= GIVEN EXERCISE =
Repeat the data word for word. Do not include the pictures.
-- -- --
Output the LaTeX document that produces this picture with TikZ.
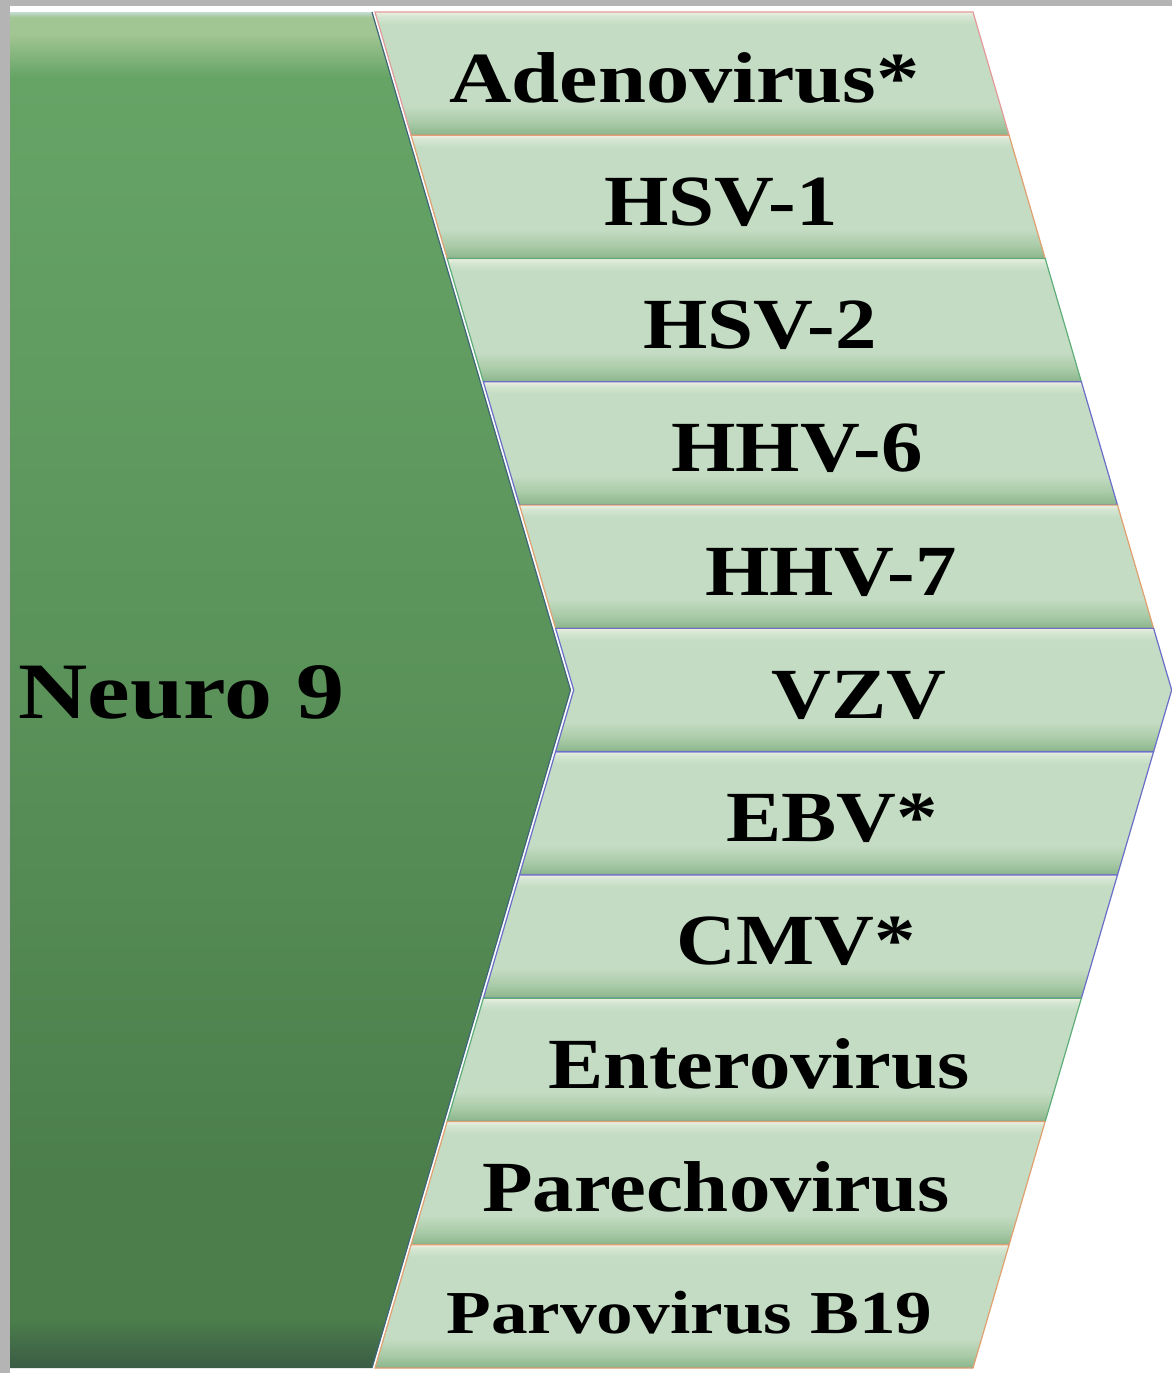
\documentclass[tikz,border=0pt]{standalone}
\usepackage{fontspec}
\setmainfont{Liberation Serif}
\newfontfamily\lab{Liberation Serif}[FakeStretch=1.15]
\newfontfamily\labw{Liberation Serif}[FakeStretch=1.2]
\definecolor{graybd}{HTML}{B4B4B4}
\definecolor{btop}{HTML}{F0EFE2}
\definecolor{bhi}{HTML}{D6E7D3}
\definecolor{bmid}{HTML}{C4DCC3}
\definecolor{bbot2}{HTML}{A8CAA6}
\definecolor{bbot}{HTML}{8FB890}
\definecolor{bdark}{HTML}{74918A}
\definecolor{gtop}{HTML}{C6DCD4}
\definecolor{glight}{HTML}{A2C693}
\definecolor{gup}{HTML}{66A466}
\definecolor{gmid}{HTML}{5A925A}
\definecolor{glow}{HTML}{4B7E4B}
\definecolor{gbot}{HTML}{3B5B45}
\definecolor{gedge}{HTML}{3F6678}
\definecolor{epink}{HTML}{E39A9A}
\definecolor{eorange}{HTML}{E0A070}
\definecolor{egreen}{HTML}{5FAE7A}
\definecolor{eblue}{HTML}{6A6EC8}
\pgfdeclareverticalshading{bandsh}{100bp}{color(0bp)=(bdark); color(25bp)=(bdark); color(25.8bp)=(bbot); color(30bp)=(bbot2); color(37bp)=(bmid); color(70bp)=(bmid); color(73.5bp)=(bhi); color(75bp)=(btop); color(100bp)=(btop)}
\pgfdeclareverticalshading{greensh}{100bp}{color(0bp)=(gbot); color(25bp)=(gbot); color(26.8bp)=(glow); color(32bp)=(glow); color(50bp)=(gmid); color(72.6bp)=(gup); color(74.2bp)=(glight); color(74.8bp)=(glight); color(75bp)=(gtop); color(100bp)=(gtop)}
\begin{document}
\begin{tikzpicture}[x=0.5pt,y=-0.5pt,
  lbl/.style={font=\lab\bfseries\fontsize{36}{40}\selectfont, anchor=base, inner sep=0pt, text=black},
  bandshape/.style={shading=bandsh, draw=#1, line width=0.6pt}]
\useasboundingbox (0,0) rectangle (1172,1373);
\fill[white] (0,0) rectangle (1172,1373);
\fill[graybd] (0,0) rectangle (1172,6);
\fill[graybd] (0,0) rectangle (10,1373);
% green chevron
\shade[shading=greensh] (10,12) -- (372,12) -- (570.5,690) -- (372,1368) -- (10,1368) -- cycle;
\draw[white, line width=1.4pt] (373.5,12) -- (572,690) -- (373.5,1368);
\draw[gedge, line width=0.6pt] (372,12) -- (570.5,690) -- (372,1368);
% bands
\foreach \yt/\yb/\xt/\xb/\c in {12/135.27/375/411.1/epink, 135.27/258.55/411.1/447.2/eorange, 258.55/381.82/447.2/483.4/egreen, 381.82/505.09/483.4/519.5/eblue, 505.09/628.36/519.5/555.6/eorange, 751.64/874.91/555.6/519.5/eblue, 874.91/998.18/519.5/483.4/eblue, 998.18/1121.45/483.4/447.2/egreen, 1121.45/1244.73/447.2/411.1/eorange, 1244.73/1368/411.1/375/eorange}{
  \shade[bandshape=\c] (\xt,\yt) -- ({\xt+598},\yt) -- ({\xb+598},\yb) -- (\xb,\yb) -- cycle;
}
\shade[bandshape=eblue] (555.6,628.36) -- (1153.6,628.36) -- (1171.7,690) -- (1153.6,751.64) -- (555.6,751.64) -- (573.7,690) -- cycle;
% labels
\node[lbl] (neuro) at (181.5,718) {\labw\fontsize{40}{44}\selectfont Neuro 9};
\node[lbl] (t1) at (684.5,102) {\labw Adenovirus*};
\node[lbl] (t2) at (721,225.3) {HSV-1};
\node[lbl] (t3) at (760,348.5) {HSV-2};
\node[lbl] (t4) at (797,471.8) {HHV-6};
\node[lbl] (t5) at (831,595.1) {HHV-7};
\node[lbl] (t6) at (859,718.4) {VZV};
\node[lbl] (t7) at (832,841.6) {EBV*};
\node[lbl] (t8) at (796,964.9) {CMV*};
\node[lbl] (t9) at (759,1088.2) {Enterovirus};
\node[lbl] (t10) at (716,1211.5) {Parechovirus};
\node[lbl] (t11) at (689.5,1333) {\labw\fontsize{30.5}{34}\selectfont Parvovirus B19};
\end{tikzpicture}
\end{document}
-- -- --
= ANSWER FOR THIS EXERCISE =
Output the LaTeX document that produces this picture with TikZ.
\documentclass[tikz,border=0pt]{standalone}
\usepackage{fontspec}
\setmainfont{Liberation Serif}
\newfontfamily\lab{Liberation Serif}[FakeStretch=1.15]
\newfontfamily\labw{Liberation Serif}[FakeStretch=1.2]
\definecolor{graybd}{HTML}{B4B4B4}
\definecolor{btop}{HTML}{F0EFE2}
\definecolor{bhi}{HTML}{D6E7D3}
\definecolor{bmid}{HTML}{C4DCC3}
\definecolor{bbot2}{HTML}{A8CAA6}
\definecolor{bbot}{HTML}{8FB890}
\definecolor{bdark}{HTML}{74918A}
\definecolor{gtop}{HTML}{C6DCD4}
\definecolor{glight}{HTML}{A2C693}
\definecolor{gup}{HTML}{66A466}
\definecolor{gmid}{HTML}{5A925A}
\definecolor{glow}{HTML}{4B7E4B}
\definecolor{gbot}{HTML}{3B5B45}
\definecolor{gedge}{HTML}{3F6678}
\definecolor{epink}{HTML}{E39A9A}
\definecolor{eorange}{HTML}{E0A070}
\definecolor{egreen}{HTML}{5FAE7A}
\definecolor{eblue}{HTML}{6A6EC8}
\pgfdeclareverticalshading{bandsh}{100bp}{color(0bp)=(bdark); color(25bp)=(bdark); color(25.8bp)=(bbot); color(30bp)=(bbot2); color(37bp)=(bmid); color(70bp)=(bmid); color(73.5bp)=(bhi); color(75bp)=(btop); color(100bp)=(btop)}
\pgfdeclareverticalshading{greensh}{100bp}{color(0bp)=(gbot); color(25bp)=(gbot); color(26.8bp)=(glow); color(32bp)=(glow); color(50bp)=(gmid); color(72.6bp)=(gup); color(74.2bp)=(glight); color(74.8bp)=(glight); color(75bp)=(gtop); color(100bp)=(gtop)}
\begin{document}
\begin{tikzpicture}[x=0.5pt,y=-0.5pt,
  lbl/.style={font=\lab\bfseries\fontsize{36}{40}\selectfont, anchor=base, inner sep=0pt, text=black},
  bandshape/.style={shading=bandsh, draw=#1, line width=0.6pt}]
\useasboundingbox (0,0) rectangle (1172,1373);
\fill[white] (0,0) rectangle (1172,1373);
\fill[graybd] (0,0) rectangle (1172,6);
\fill[graybd] (0,0) rectangle (10,1373);
% green chevron
\shade[shading=greensh] (10,12) -- (372,12) -- (570.5,690) -- (372,1368) -- (10,1368) -- cycle;
\draw[white, line width=1.4pt] (373.5,12) -- (572,690) -- (373.5,1368);
\draw[gedge, line width=0.6pt] (372,12) -- (570.5,690) -- (372,1368);
% bands
\foreach \yt/\yb/\xt/\xb/\c in {12/135.27/375/411.1/epink, 135.27/258.55/411.1/447.2/eorange, 258.55/381.82/447.2/483.4/egreen, 381.82/505.09/483.4/519.5/eblue, 505.09/628.36/519.5/555.6/eorange, 751.64/874.91/555.6/519.5/eblue, 874.91/998.18/519.5/483.4/eblue, 998.18/1121.45/483.4/447.2/egreen, 1121.45/1244.73/447.2/411.1/eorange, 1244.73/1368/411.1/375/eorange}{
  \shade[bandshape=\c] (\xt,\yt) -- ({\xt+598},\yt) -- ({\xb+598},\yb) -- (\xb,\yb) -- cycle;
}
\shade[bandshape=eblue] (555.6,628.36) -- (1153.6,628.36) -- (1171.7,690) -- (1153.6,751.64) -- (555.6,751.64) -- (573.7,690) -- cycle;
% labels
\node[lbl] (neuro) at (181.5,718) {\labw\fontsize{40}{44}\selectfont Neuro 9};
\node[lbl] (t1) at (684.5,102) {\labw Adenovirus*};
\node[lbl] (t2) at (721,225.3) {HSV-1};
\node[lbl] (t3) at (760,348.5) {HSV-2};
\node[lbl] (t4) at (797,471.8) {HHV-6};
\node[lbl] (t5) at (831,595.1) {HHV-7};
\node[lbl] (t6) at (859,718.4) {VZV};
\node[lbl] (t7) at (832,841.6) {EBV*};
\node[lbl] (t8) at (796,964.9) {CMV*};
\node[lbl] (t9) at (759,1088.2) {Enterovirus};
\node[lbl] (t10) at (716,1211.5) {Parechovirus};
\node[lbl] (t11) at (689.5,1333) {\labw\fontsize{30.5}{34}\selectfont Parvovirus B19};
\end{tikzpicture}
\end{document}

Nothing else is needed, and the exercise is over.